A video released by the U.S. Department of Agriculture shows the dangerous results of a practice known as soring on horses.
The AVMA says that soring is “the harmful act of intentionally inflicting pain on Tennessee Walking Horses and other gaited breeds through the use of chemical and physical means, such as hard acrylic wedged in between a horse’s shoe pads and sole, the application irritants like kerosene or cinnamon oil, or overly tight metal hoof bands.”
Veterinarian assistants work with a variety of animals, including horses, which can be victims of painful practices like soring.
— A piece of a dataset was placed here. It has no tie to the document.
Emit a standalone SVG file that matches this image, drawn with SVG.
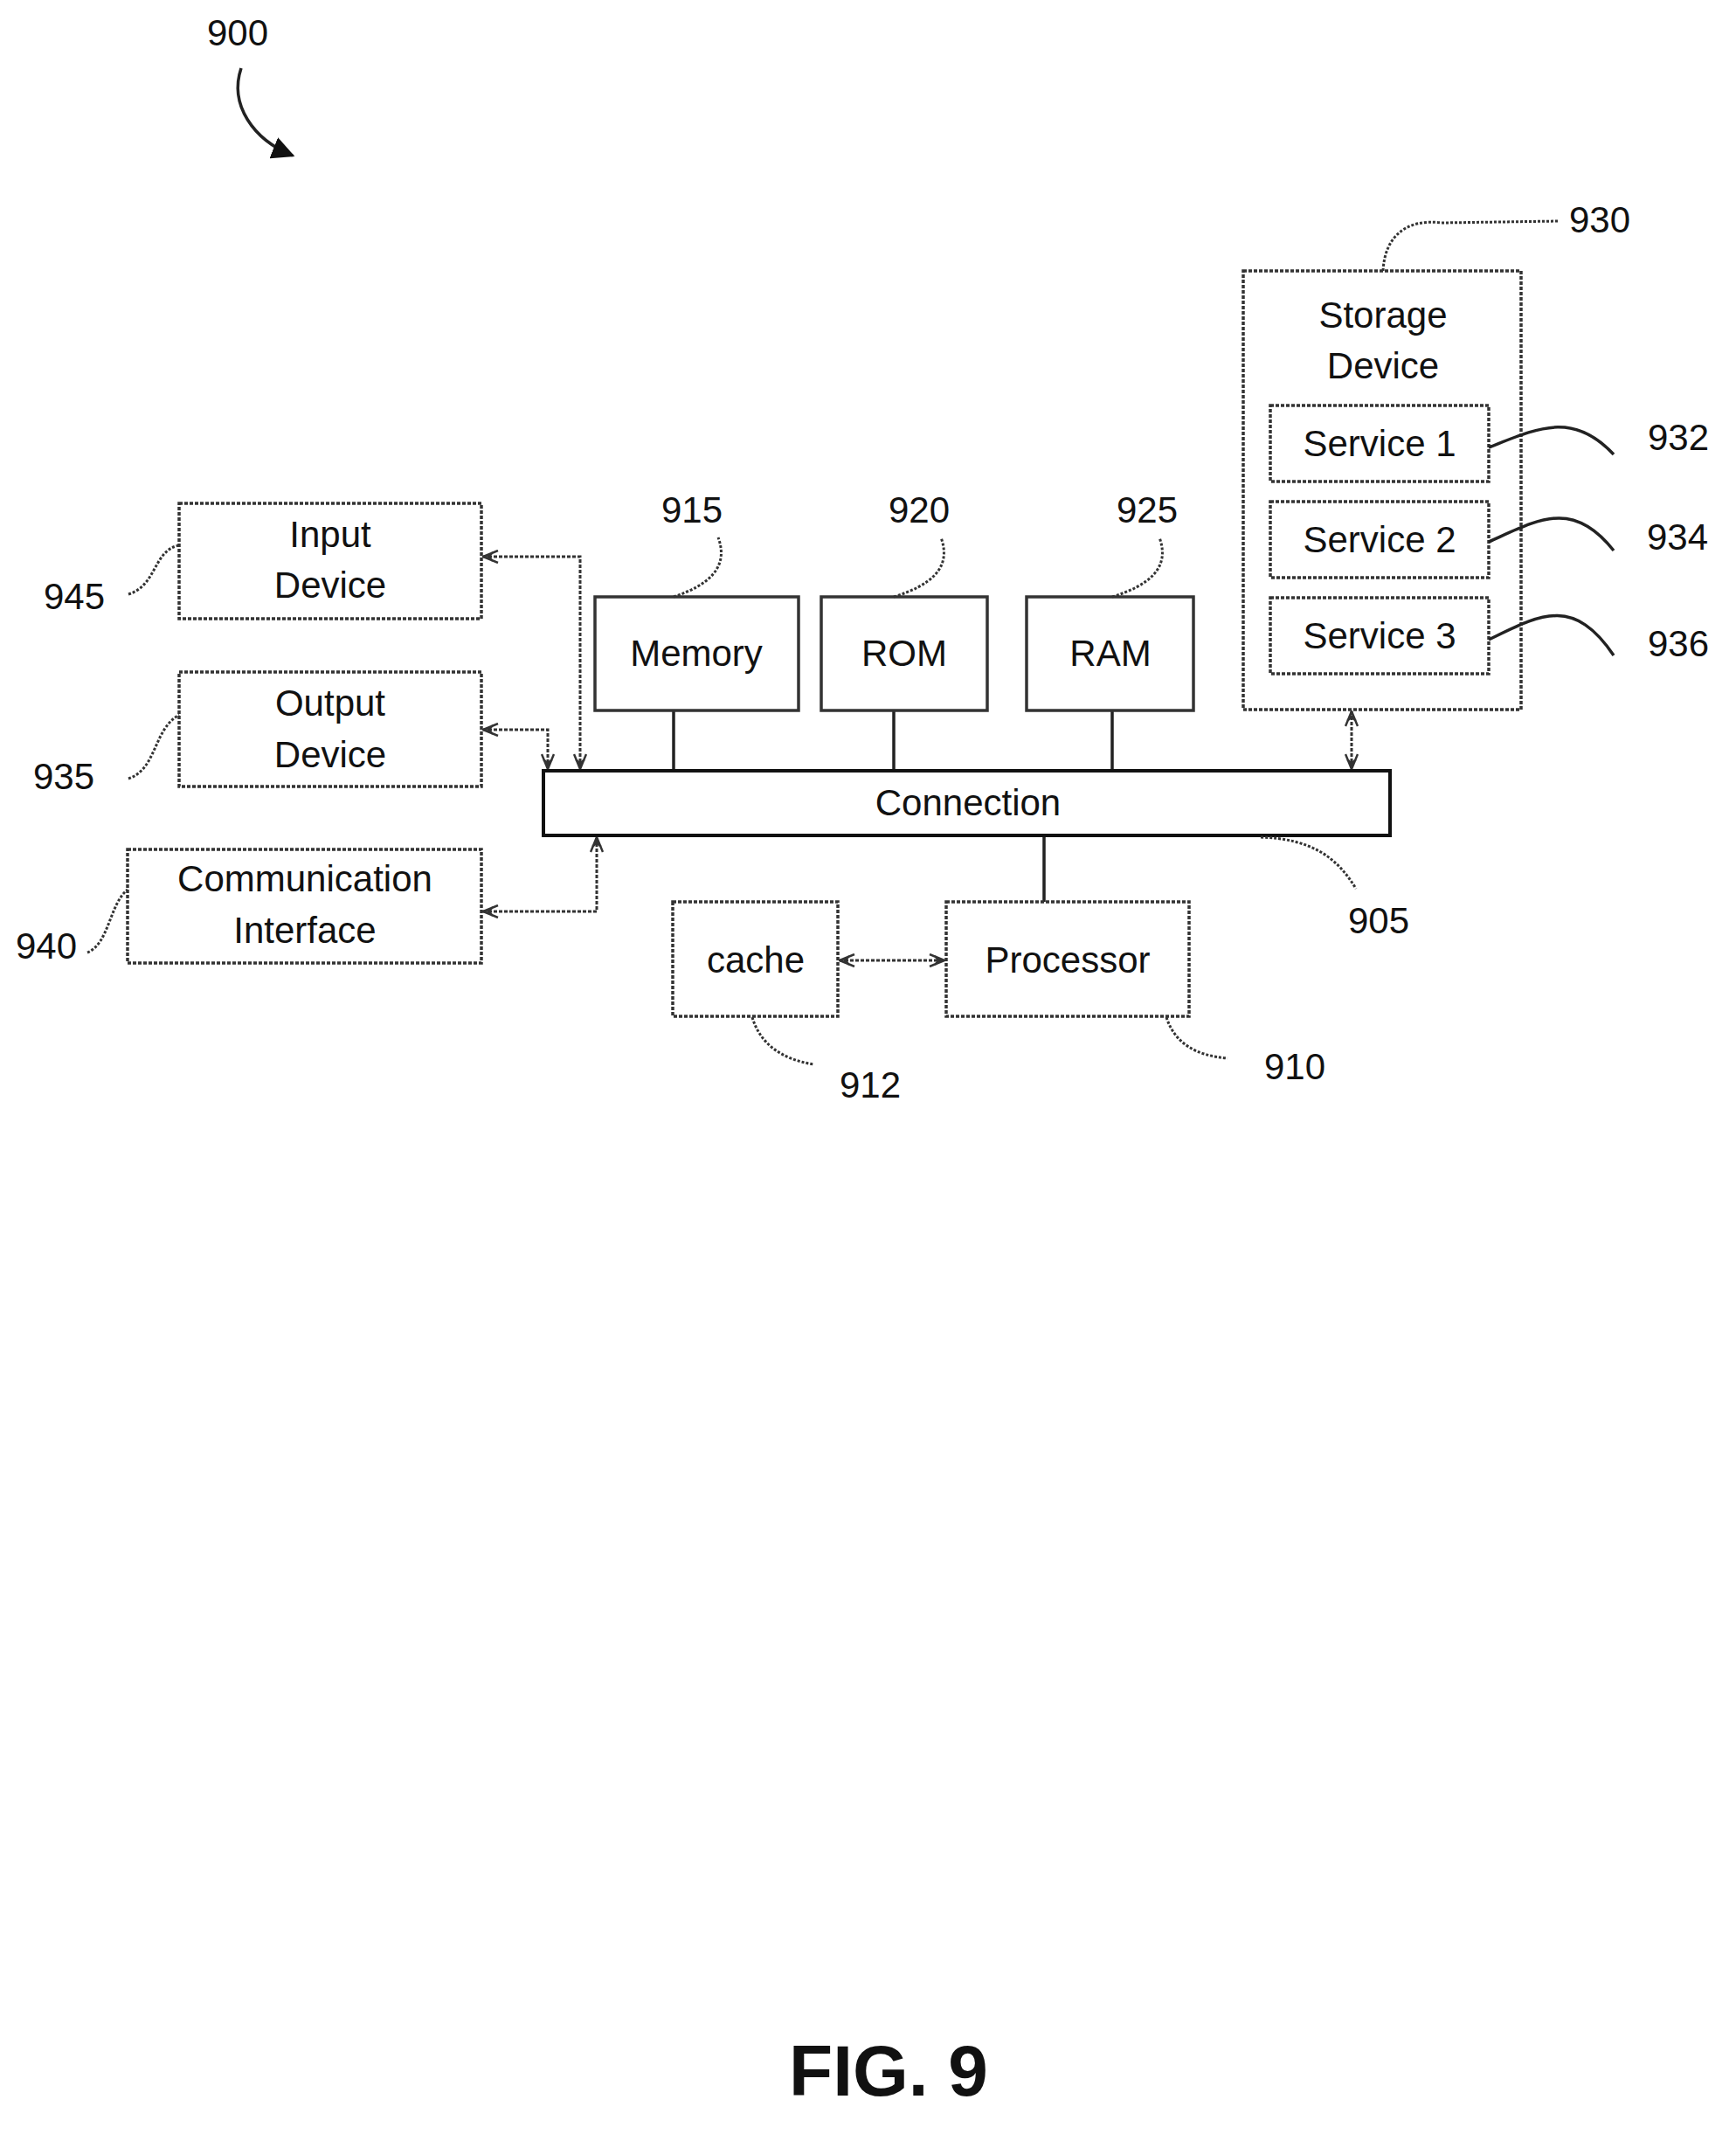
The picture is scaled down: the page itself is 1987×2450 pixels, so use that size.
<svg xmlns="http://www.w3.org/2000/svg" width="1987" height="2450" viewBox="0 0 1987 2450">
<style>
text{font-family:"Liberation Sans Narrow","Liberation Sans",Arial,sans-serif;font-size:42px;fill:#111;text-anchor:middle}
.box{fill:#fff;stroke:#333;stroke-width:3.5}
.dbox{fill:#fff;stroke:#333;stroke-width:3.5;stroke-dasharray:4 2}
.line{fill:none;stroke:#222;stroke-width:3.5}
.arr{fill:none;stroke:#333;stroke-width:3;stroke-dasharray:4 2;marker-start:url(#ah);marker-end:url(#ah)}
.lead{fill:none;stroke:#333;stroke-width:3;stroke-dasharray:3 2}
.leads{fill:none;stroke:#222;stroke-width:3.5}
</style>
<defs>
<marker id="ah" viewBox="0 0 20 16" refX="19" refY="8" markerWidth="20" markerHeight="16" markerUnits="userSpaceOnUse" orient="auto-start-reverse">
<path d="M2,1 L19,8 L2,15 M8,3 L13,8 L8,13" fill="none" stroke="#333" stroke-width="2.5"/>
</marker>
<marker id="bh" viewBox="0 0 20 20" refX="18" refY="10" markerWidth="26" markerHeight="26" markerUnits="userSpaceOnUse" orient="auto">
<path d="M0,0 L20,10 L0,20 Z" fill="#111"/>
</marker>
</defs>
<g id="label-900"><text x="272" y="52">900</text>
<path d="M276,78 C262,120 290,160 335,178" class="leads" marker-end="url(#bh)"/></g>
<g id="connectors">
<path class="arr" d="M553,637 L664,637 L664,880"/>
<path class="arr" d="M553,835 L627,835 L627,880"/>
<path class="arr" d="M553,1043 L683,1043 L683,958"/>
<path class="arr" d="M1547,814 L1547,880"/>
<path class="arr" d="M961,1099 L1081,1099"/>
<path class="line" d="M771,813 V882 M1023,813 V882 M1273,813 V882 M1195,956 V1032"/>
</g>
<g id="node-930"><rect class="dbox" x="1423" y="310" width="318" height="502"/>
<text x="1583" y="375">Storage</text><text x="1583" y="433">Device</text>
<path class="lead" d="M1583,310 C1585,270 1610,250 1650,255 L1785,253"/><text x="1831" y="266">930</text></g>
<g id="node-932"><rect class="dbox" x="1454" y="464" width="250" height="87"/><text x="1579" y="522">Service 1</text>
<path class="leads" d="M1704,512 C1760,490 1800,470 1847,520"/><text x="1921" y="515">932</text></g>
<g id="node-934"><rect class="dbox" x="1454" y="574" width="250" height="87"/><text x="1579" y="632">Service 2</text>
<path class="leads" d="M1704,620 C1760,595 1800,570 1847,630"/><text x="1920" y="629">934</text></g>
<g id="node-936"><rect class="dbox" x="1454" y="684" width="250" height="87"/><text x="1579" y="742">Service 3</text>
<path class="leads" d="M1704,732 C1760,705 1800,680 1847,750"/><text x="1921" y="751">936</text></g>
<g id="node-915"><rect class="box" x="681" y="683" width="233" height="130"/><text x="797" y="762">Memory</text>
<path class="lead" d="M771,683 C810,670 835,650 822,615"/><text x="792" y="598">915</text></g>
<g id="node-920"><rect class="box" x="940" y="683" width="190" height="130"/><text x="1035" y="762">ROM</text>
<path class="lead" d="M1023,683 C1065,670 1090,650 1077,615"/><text x="1052" y="598">920</text></g>
<g id="node-925"><rect class="box" x="1175" y="683" width="191" height="130"/><text x="1271" y="762">RAM</text>
<path class="lead" d="M1273,683 C1315,670 1340,650 1327,615"/><text x="1313" y="598">925</text></g>
<g id="node-905"><rect x="622" y="882" width="969" height="74" fill="#fff" stroke="#111" stroke-width="4"/><text x="1108" y="933">Connection</text>
<path class="lead" d="M1443,958 C1500,960 1530,980 1552,1017"/><text x="1578" y="1068">905</text></g>
<g id="node-910"><rect class="dbox" x="1083" y="1032" width="278" height="131"/><text x="1222" y="1113">Processor</text>
<path class="lead" d="M1335,1164 C1345,1195 1370,1208 1405,1211"/><text x="1482" y="1235">910</text></g>
<g id="node-912"><rect class="dbox" x="770" y="1032" width="189" height="131"/><text x="865" y="1113">cache</text>
<path class="lead" d="M861,1164 C870,1195 895,1212 931,1218"/><text x="996" y="1256">912</text></g>
<g id="node-945"><rect class="dbox" x="205" y="576" width="346" height="132"/><text x="378" y="626">Input</text><text x="378" y="684">Device</text>
<path class="lead" d="M147,680 C180,670 175,630 205,624"/><text x="85" y="697">945</text></g>
<g id="node-935"><rect class="dbox" x="205" y="769" width="346" height="131"/><text x="378" y="819">Output</text><text x="378" y="878">Device</text>
<path class="lead" d="M147,891 C180,880 175,835 205,818"/><text x="73" y="903">935</text></g>
<g id="node-940"><rect class="dbox" x="146" y="972" width="405" height="130"/><text x="349" y="1020">Communication</text><text x="349" y="1079">Interface</text>
<path class="lead" d="M100,1090 C125,1080 125,1035 146,1018"/><text x="53" y="1097">940</text></g>
<text x="1017" y="2398" style="font-family:'Liberation Sans',Arial,sans-serif;font-weight:bold;font-size:82px">FIG. 9</text>
</svg>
“This USDA video underscores the concern that the cruel and illegal practice of soring is still a big problem in the walking horse industry. This is why the AVMA fully supports passage of the PAST Act,” Ron DeHaven, CEO of the American Veterinary Medical Association (AVMA), said in a press release. “Despite the fact that soring has been illegal for more than 40 years under the Horse Protection Act, we are still seeing these inhumane practices inflicted on the nation’s walking horses. This new USDA video footage illustrates the need for the PAST Act to strengthen the USDA’s ability to prevent soring and the resulting suffering of the horses who are victims of this practice.”
Veterinarian professionals work to treat animals who are the victims of painful practices, but they are also on the frontline in helping to spot the symptoms of these types of problems, such as soring with horses.